Betty empezó a ladrar con nerviosismo. Ni siquiera me asomé a la ventana para confirmar si era mi madre o no. Coloqué el cuaderno en su sitio, las fotos tal y como estaban y devolví el falso fondo a su lugar. Cerré con cuidado el baúl, palpé mi bolsillo para confirmar que tenía el candado a buen recaudo y agarrando el collar de mi fiel guardiana, bajamos escaleras abajo como si nos siguiera el propio demonio. Al llegar al recibidor mi madre entró en casa.

—¡Philip cariño qué susto me has dado! ¿Qué te pasa, mi amor? Estás pálido.

Corrí hacia ella y la abracé llorando. Mi desesperación era absoluta.
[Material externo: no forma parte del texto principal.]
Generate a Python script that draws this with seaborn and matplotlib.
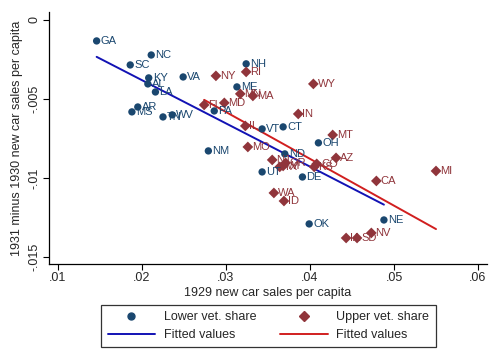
import numpy as np
import pandas as pd
import matplotlib
matplotlib.use("Agg")
import matplotlib.pyplot as plt
import seaborn as sns
from matplotlib.lines import Line2D

# === DATA ===
lower_states = ["GA", "NC", "SC", "KY", "AL", "LA", "AR", "MS", "TN", "WV", "VA", "NH",
                "ME", "PA", "VT", "CT", "NM", "OH", "ND", "UT", "DE", "OK", "NE"]
lower_x = [0.0146, 0.0211, 0.0186, 0.0208, 0.0207, 0.0216, 0.0195, 0.0188, 0.0225, 0.0236,
           0.0249, 0.0324, 0.0313, 0.0286, 0.0343, 0.0368, 0.0279, 0.0410, 0.0370, 0.0343,
           0.0391, 0.0399, 0.0488]
lower_y = [-0.00133, -0.00222, -0.00285, -0.00367, -0.00405, -0.00456, -0.00551, -0.00582,
           -0.00614, -0.00601, -0.00361, -0.00278, -0.00424, -0.00576, -0.00690, -0.00677,
           -0.00829, -0.00778, -0.00848, -0.00962, -0.00994, -0.01291, -0.01266]

upper_states = ["NY", "RI", "MN", "MA", "MD", "FL", "IL", "WY", "IN", "MT", "MO", "AZ",
                "CA", "MI", "WA", "ID", "NV", "IA", "SD", "CO", "KS", "NJ", "TX", "WI", "OR"]
upper_x = [0.0288, 0.0324, 0.0317, 0.0332, 0.0298, 0.0274, 0.0323, 0.0404, 0.0386, 0.0427,
           0.0326, 0.0431, 0.0479, 0.0550, 0.0357, 0.0369, 0.0473, 0.0443, 0.0456, 0.0408,
           0.0405, 0.0355, 0.0364, 0.0368, 0.0371]
upper_y = [-0.00354, -0.00329, -0.00468, -0.00481, -0.00525, -0.00538, -0.00671, -0.00405,
           -0.00595, -0.00728, -0.00804, -0.00873, -0.01019, -0.00956, -0.01095, -0.01146,
           -0.01348, -0.01380, -0.01380, -0.00911, -0.00930, -0.00886, -0.00930, -0.00924,
           -0.00905]

x_ticks = [0.01, 0.02, 0.03, 0.04, 0.05, 0.06]
x_ticklabels = [".01", ".02", ".03", ".04", ".05", ".06"]
y_ticks = [0, -0.005, -0.01, -0.015]
y_ticklabels = ["0", "-.005", "-.01", "-.015"]

lower = pd.DataFrame({"state": lower_states, "x": lower_x, "y": lower_y})
upper = pd.DataFrame({"state": upper_states, "x": upper_x, "y": upper_y})

# === STYLE ===
sns.set_style("white")
plt.rcParams["font.family"] = ["Liberation Sans", "DejaVu Sans"]

NAVY = "#1a476f"
MAROON = "#90353b"
BLUE_LINE = "#1212b4"
RED_LINE = "#d11f1f"

fig = plt.figure(figsize=(5.0, 3.64), dpi=100)
ax = fig.add_axes([0.098, 0.275, 0.876, 0.692])

sns.scatterplot(data=lower, x="x", y="y", ax=ax, color=NAVY, marker="o", s=28,
                edgecolor="none", zorder=3)
sns.scatterplot(data=upper, x="x", y="y", ax=ax, color=MAROON, marker="D", s=30,
                edgecolor="none", zorder=3)

sns.regplot(data=lower, x="x", y="y", ax=ax, scatter=False, ci=None,
            line_kws={"color": BLUE_LINE, "lw": 1.4, "zorder": 2})
sns.regplot(data=upper, x="x", y="y", ax=ax, scatter=False, ci=None,
            line_kws={"color": RED_LINE, "lw": 1.4, "zorder": 2})

# state labels to the right of each marker
for df, col in [(lower, NAVY), (upper, MAROON)]:
    for _, r in df.iterrows():
        ax.annotate(r["state"], (r["x"], r["y"]), xytext=(3, 0), textcoords="offset points",
                    va="center", ha="left", fontsize=8, color=col, zorder=4)

ax.set_xlim(0.00893, 0.06107)
ax.set_ylim(-0.01544, 0.0005)
ax.set_xticks(x_ticks)
ax.set_xticklabels(x_ticklabels, fontsize=9)
ax.set_yticks(y_ticks)
ax.set_yticklabels(y_ticklabels, fontsize=9, rotation=90, va="center")
ax.tick_params(axis="both", direction="out", length=4, width=0.8, color="black", pad=2,
               bottom=True, left=True)
ax.set_xlabel("1929 new car sales per capita", fontsize=9, labelpad=2)
ax.set_ylabel("1931 minus 1930 new car sales per capita", fontsize=9, labelpad=4)
sns.despine(ax=ax)
for s in ["left", "bottom"]:
    ax.spines[s].set_color("black")
    ax.spines[s].set_linewidth(0.9)

handles = [
    Line2D([], [], ls="none", marker="o", color=NAVY, markersize=5),
    Line2D([], [], color=BLUE_LINE, lw=1.4),
    Line2D([], [], ls="none", marker="D", color=MAROON, markersize=5),
    Line2D([], [], color=RED_LINE, lw=1.4),
]
labels = ["Lower vet. share", "Fitted values", "Upper vet. share", "Fitted values"]
leg = fig.legend(handles, labels, ncol=2, loc="center", bbox_to_anchor=(0.537, 0.104),
                 fontsize=9, frameon=True, fancybox=False, edgecolor="black",
                 handlelength=3.8, columnspacing=1.9, borderpad=0.5, labelspacing=0.45,
                 handletextpad=0.7)
leg.get_frame().set_linewidth(0.9)

plt.savefig("out.png", dpi=100)
plt.close()
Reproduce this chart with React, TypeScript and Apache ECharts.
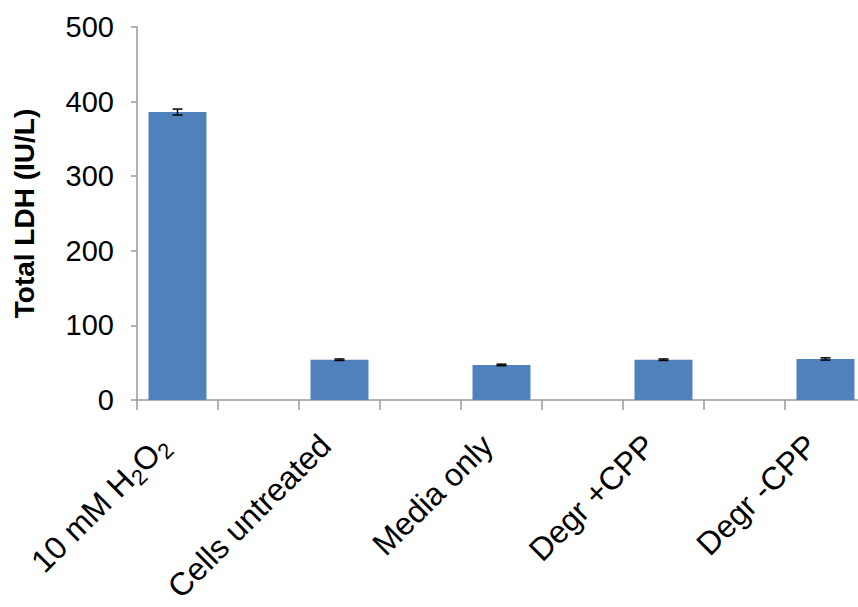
import React, { useEffect, useRef } from "react";
import * as echarts from "echarts";

const categories = [
  "10 mM H2O2",
  "",
  "Cells untreated",
  "",
  "Media only",
  "",
  "Degr +CPP",
  "",
  "Degr -CPP",
];
const ldhValues: (number | null)[] = [386, null, 54, null, 47, null, 54, null, 55];
const ldhErrors: (number | null)[] = [4, null, 1, null, 1, null, 1, null, 1.5];
const yTicks = { min: 0, max: 500, interval: 100 };
const yAxisTitle = "Total LDH (IU/L)";

const FONT = "Liberation Sans, Arial, sans-serif";

export default function App() {
  const ref = useRef<HTMLDivElement>(null);
  useEffect(() => {
    if (!ref.current) return;
    const chart = echarts.init(ref.current, undefined, { renderer: "svg" });
    const errData = ldhValues
      .map((v, i) =>
        v == null || ldhErrors[i] == null
          ? null
          : [i, v - (ldhErrors[i] as number), v + (ldhErrors[i] as number)]
      )
      .filter((d) => d != null);
    chart.setOption({
      animation: false,
      backgroundColor: "#ffffff",
      textStyle: { fontFamily: FONT },
      grid: { left: 137, top: 27, width: 729, height: 373 },
      xAxis: {
        type: "category",
        data: categories,
        boundaryGap: true,
        axisLine: { show: true, lineStyle: { color: "#9a9a9a", width: 1.5 } },
        axisTick: { show: true, length: 10, interval: 0, lineStyle: { color: "#9a9a9a", width: 1.5 } },
        axisLabel: {
          interval: 0,
          rotate: 45,
          margin: 26,
          fontSize: 32,
          color: "#000",
          fontFamily: FONT,
          padding: [0, 20, 0, 0],
          formatter: (v: string) =>
            v === "10 mM H2O2" ? "{b|10 mM H}{s|2}{b|O}{s|2}" : v ? "{b|" + v + "}" : "",
          rich: {
            b: { fontSize: 32, color: "#000", fontFamily: FONT },
            s: {
              fontSize: 22,
              color: "#000",
              fontFamily: FONT,
              verticalAlign: "bottom",
              padding: [18, 0, 0, 0],
            },
          },
        },
      },
      yAxis: {
        type: "value",
        min: yTicks.min,
        max: yTicks.max,
        interval: yTicks.interval,
        name: yAxisTitle,
        nameLocation: "middle",
        nameGap: 99,
        nameTextStyle: {
          fontSize: 28,
          fontWeight: "bold",
          color: "#000",
          fontFamily: FONT,
        },
        axisLine: { show: true, lineStyle: { color: "#9a9a9a", width: 1.5 } },
        axisTick: { show: true, length: 6, lineStyle: { color: "#9a9a9a", width: 1.5 } },
        axisLabel: {
          margin: 23,
          fontSize: 29,
          color: "#000",
          fontFamily: FONT,
        },
        splitLine: { show: false },
      },
      series: [
        {
          type: "bar",
          data: ldhValues,
          barWidth: 58,
          itemStyle: { color: "#4F81BD" },
        },
        {
          type: "custom",
          data: errData,
          z: 10,
          renderItem: (params: any, api: any) => {
            const x = api.value(0);
            const lo = api.coord([x, api.value(1)]);
            const hi = api.coord([x, api.value(2)]);
            const hw = 5;
            const style = { stroke: "#000", lineWidth: 1.5 };
            return {
              type: "group",
              children: [
                { type: "line", shape: { x1: lo[0], y1: lo[1], x2: hi[0], y2: hi[1] }, style },
                { type: "line", shape: { x1: lo[0] - hw, y1: lo[1], x2: lo[0] + hw, y2: lo[1] }, style },
                { type: "line", shape: { x1: hi[0] - hw, y1: hi[1], x2: hi[0] + hw, y2: hi[1] }, style },
              ],
            };
          },
        },
      ],
    });
    return () => chart.dispose();
  }, []);
  return (
    <div style={{ position: "fixed", left: 0, top: 0, width: 858, height: 607, overflow: "hidden" }}>
      <div ref={ref} style={{ width: 900, height: 607 }} />
    </div>
  );
}
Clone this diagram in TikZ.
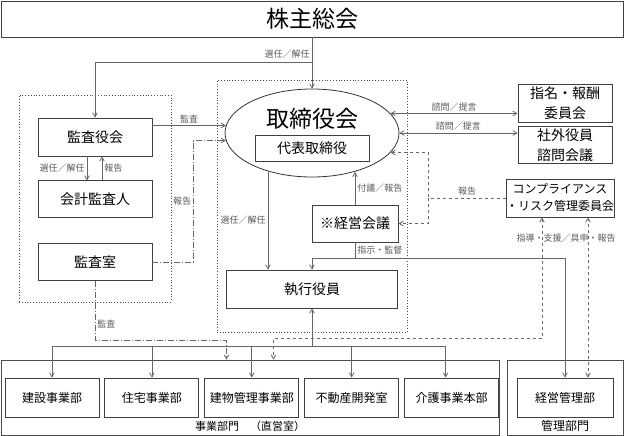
\documentclass[tikz,border=0pt]{standalone}
\usepackage{fontspec}
\setmainfont{Noto Sans CJK JP}
\usetikzlibrary{shapes.geometric, arrows, positioning, fit}
\tikzstyle{unit} = [rectangle, minimum height=38pt, align=center, inner sep=0pt, draw=black!75, line width=0.9pt, font=\fontsize{14}{20}\selectfont]
\tikzstyle{dept} = [rectangle, minimum width=94pt, minimum height=39pt, align=center, inner sep=0pt, draw=black!75, line width=0.9pt, font=\fontsize{12}{14}\selectfont]
\tikzstyle{group} = [rectangle, dotted, inner sep=0pt, draw=black!70, line width=0.8pt]
\tikzstyle{division} = [rectangle, inner sep=0pt, draw=black!70, line width=0.9pt]
\tikzstyle{memo} = [font=\fontsize{9}{10}\selectfont, text=black!65, inner sep=2pt]
\tikzstyle{arrow} = [->, >=angle 60, draw=black!60, line width=0.8pt]
\tikzstyle{auditline} = [dash pattern=on 6pt off 2pt on 1pt off 2pt]

\begin{document}
\begin{tikzpicture}[x=1pt, y=-1pt, node distance=1cm]
\useasboundingbox (0,0) rectangle (624,436);
\node (soukai) [unit, minimum width=622pt, minimum height=36pt, font=\fontsize{23}{26}\selectfont] at (312,19) {株主総会};

% audit side
\node (kansayaku) [unit, minimum width=114pt] at (95,137) {監査役会};
\node (kaikei) [unit, minimum width=114pt, minimum height=37pt, below=24pt of kansayaku] {会計監査人};
\node (kansashitsu) [unit, minimum width=114pt, minimum height=37pt, below=25pt of kaikei] {監査室};
\node (audit) [group, minimum width=152pt, minimum height=207pt] at (95,198.5) {};

% board and execution
\node (board) [ellipse, draw=black!80, line width=0.8pt, minimum width=174pt, minimum height=88pt, inner sep=0pt] at (312,133) {};
\node (boardname) [font=\fontsize{23}{26}\selectfont] at (312,119) {取締役会};
\node (daihyo) [unit, minimum width=114pt, minimum height=26pt] at (312,148) {代表取締役};
\node (keiei) [unit, minimum width=86pt, minimum height=37pt] at (355,223.5) {※経営会議};
\node (shikko) [unit, minimum width=171pt] at (312,289) {執行役員};
\node (exec) [group, minimum width=190pt, minimum height=252pt] at (312,206) {};

% committees
\node (shimei) [unit, minimum width=94pt] at (565,103) {指名・報酬\\委員会};
\node (shagai) [unit, minimum width=94pt, minimum height=37pt, below=4pt of shimei] {社外役員\\諮問会議};
\node (comp) [unit, minimum width=106pt, font=\fontsize{12}{17}\selectfont] at (560,198) {コンプライアンス\\・リスク管理委員会};

% divisions
\node (jigyo) [division, minimum width=498pt, minimum height=75pt] at (250,397.5) {};
\node (kanri) [division, minimum width=116pt, minimum height=75pt] at (565,397.5) {};
\node (kensetsu) [dept] at (52,397.5) {建設事業部};
\node (jutaku) [dept, right=5pt of kensetsu] {住宅事業部};
\node (tatemono) [dept, right=5pt of jutaku] {建物管理事業部};
\node (fudosan) [dept, right=5pt of tatemono] {不動産開発室};
\node (kaigo) [dept, right=5pt of fudosan] {介護事業本部};
\node (keieikanri) [dept, minimum width=96pt] at (565,397.5) {経営管理部};
\node (jigyoname) [font=\fontsize{11}{12}\selectfont] at (250,426) {事業部門　（直営室）};
\node (kanriname) [font=\fontsize{12}{12}\selectfont] at (565,426) {管理部門};

% appointment
\coordinate (split) at (312,62);
\draw [arrow] (soukai.south) -- node[memo, left, pos=0.33] {選任／解任} (board.north);
\draw [arrow] (split) -| (kansayaku.north);

\draw [arrow] ([xshift=-8pt]kansayaku.south) -- node[memo, left] {選任／解任} ([xshift=-8pt]kaikei.north);
\draw [arrow] ([xshift=7pt]kaikei.north) -- node[memo, right] {報告} ([xshift=7pt]kansayaku.south);
\draw [arrow] (kansayaku.east |- board.175) -- node[memo, above] {監査} (board.175);
\draw [arrow, auditline] (kansashitsu.east) -- ++(41,0) |- node[memo, left, pos=0.25] {報告} (board.185);
\draw [arrow, auditline] (kansashitsu.south) -- node[memo, right, pos=0.72] {監査} ++(0,59) -| ([xshift=-23.5pt]jigyo.north);

\draw [arrow] (board.221) -- node[memo, left] {選任／解任} (board.221 |- shikko.north);
\draw [arrow] (keiei.north) -- node[memo, right] {付議／報告} (keiei.north |- board.317);
\draw [arrow] (keiei.south) -- node[memo, right] {指示・監督} ++(0,16) -| (shikko.north);
\draw [arrow] (keiei.south) -- ++(0,16) -| (keieikanri.north);

% advisory
\draw [arrow, <->] (board.14) -- node[memo, above] {諮問／提言} (board.14 -| shimei.west);
\draw [arrow, <->] (board.east) -- node[memo, above] {諮問／提言} (board.east -| shagai.west);

% compliance
\draw [arrow, dashed] (comp.west) -- node[memo, above] {報告} ++(-77,0) |- (board.346);
\draw [arrow, dashed] ([xshift=-77pt]comp.west) |- (keiei.east);
\draw [arrow, <->, dashed] ([xshift=-18pt]comp.south) -- ++(0,121) -| ([xshift=23.5pt]jigyo.north);
\draw [arrow, <->, dashed] ([xshift=23pt]keieikanri.north) -- ([xshift=23pt]keieikanri.north |- comp.south);
\node (advice) [memo] at (566,238) {指導・支援／具申・報告};

% departments
\coordinate (bus) at (312,346);
\coordinate (kaigoin) at ([xshift=-6pt]kaigo.north);
\draw [arrow] (bus) -- (shikko.south);
\draw [draw=black!60, line width=0.8pt] (kensetsu.north |- bus) -- (kaigoin |- bus);
\foreach \n in {kensetsu, jutaku, tatemono, fudosan}
  \draw [arrow] (\n.north |- bus) -- (\n.north);
\draw [arrow] (kaigoin |- bus) -- (kaigoin);
\end{tikzpicture}
\end{document}
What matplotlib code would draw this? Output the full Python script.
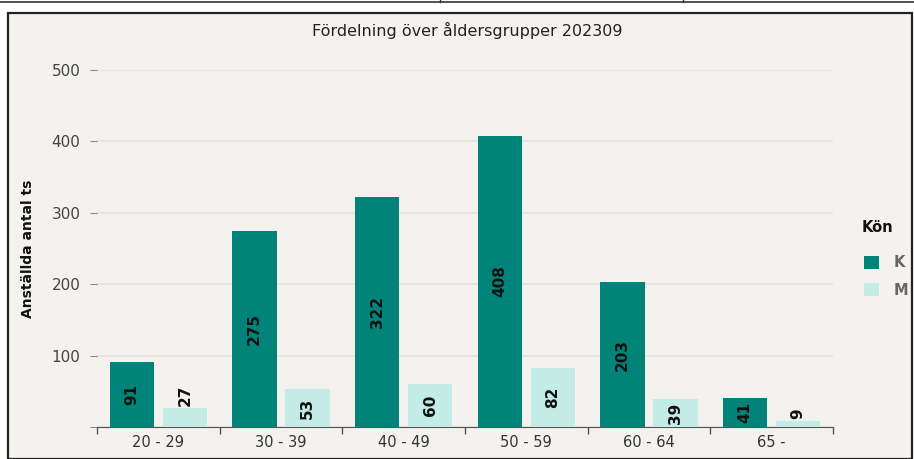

No le podía decir que había descubierto su secreto, no le podía pedir que me explicara lo que había leído, no le podía preguntar quién era en realidad mi padre.

—Tranquilízate cariño, Isobel está bien. La pobrecita ha sufrido mucho pero con el calmante que le he puesto podrá descansar un poco. Geena me la traerá cada día para que le haga las curas pero por desgracia no podré evitar que su piel se quede marcada para siempre. Por suerte el agua hirviendo no le ha tocado la cara, pero el cuello y el pecho derecho están lesionados.

Mi madre me separó de ella un poco para coger mi cara y mirarme a los ojos. Con sus pulgares arrastró mis lágrimas.

—Prométeme que a partir de ahora vas a hacer lo posible para que Isobel no se sienta sola. Quiero que seas su mejor amigo. ¿Me lo prometes?

—Te lo prometo mamá y también te prometo que te cuidaré y que haré todo lo posible para que seas feliz.

Mi madre me miró extrañada.

—¿A qué viene todo esto Philip? Yo ya soy feliz. Te tengo a ti.

Volví a abrazar a mi madre con fuerza incapaz de poder dejar de llorar. Ella me estrechó entre sus brazos y me empezó a besar para tratar de calmarme. En ese instante empezó mi aventura.